How do you know? It's entirely feasible someone other than Elon Musk could have founded a similar company with similar goals, the same or equivalent competent staff, and had the same success. There is no unique magic sauce that Elon brings to the table here, other than money.
I get the dislike - his politics are pretty reprehensible - but it’s hard to argue with the results his businesses generally achieve.
What he brings to the table apart from money is an absolutely bull-headed madcap drive to make the infeasible into reality in the face of a chorus of naysayers, and that, I respect.
I'm not arguing against the results his businesses achieve, I'm arguing against the incessant drive for hero worship which ascribes those successes to him and him alone.
>What he brings to the table apart from money is an absolutely bull-headed madcap drive to make the infeasible into reality in the face of a chorus of naysayers, and that, I respect.
This is exactly my point. Elon didn't make the infeasible into reality, other people did, and could have done without him. And if his behavior at Twitter and Tesla are any indication, his "absolutely bull-headed madcap drive" has to be managed and worked around lest it do more harm than good.
It’s indeed his success primarily, it’s thanks to him primarily. And for that there’s a huge amount of praise that he has earned.
But it’s not due to him alone, but also due to the people that he managed to attract, hire and keep.
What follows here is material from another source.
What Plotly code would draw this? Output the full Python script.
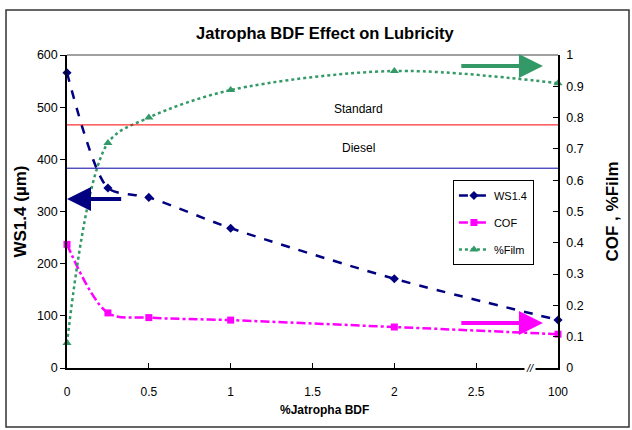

Due to the people he passed the responsibility onto, and just as much due to the processes and philosophy he put in place. Alone having the people doesn’t guarantee success on this scale, you need the magic stuff, and the vision.
Nobody else did what he has done today with Starship or in the past with enough other things. And when it comes to costs and capabilities of Starship, nobody is even close. Not even close.
The reason SpaceX is so much more successful than Blue Origin is Elon Musk. I'm sure Jeff Bezos is a great CEO, but Musk is clearly much better.
It can't be merely "other people" who are responsible for the success of SpaceX, because Blue Origin (and other rocket companies like ULA) also have "other people", but are not anywhere near as successful.
This argument is not convincing, considering that there were other private space companies, some with far more funding and far more support from NASA at their inception (eg Kistler Aerospace) which never got anywhere. That's why the joke when Musk expressed his desire to get into aerospace was "how do you become a millionaire in aerospace? Start as a billionaire".
Musk had, at the very least, the ability to pick good talent, enough commitment to try for one last launch even after burning through most of his fortune with no results and the ability to establish good culture for an R&D focused company. This is relatively well documented in books about the early days of SpaceX.
Theoretically someone else could
have made the exact same decisions as him, but by that same logic Einstein should not be praised for his contributions to science because someone else could've theoretically had the same realizations.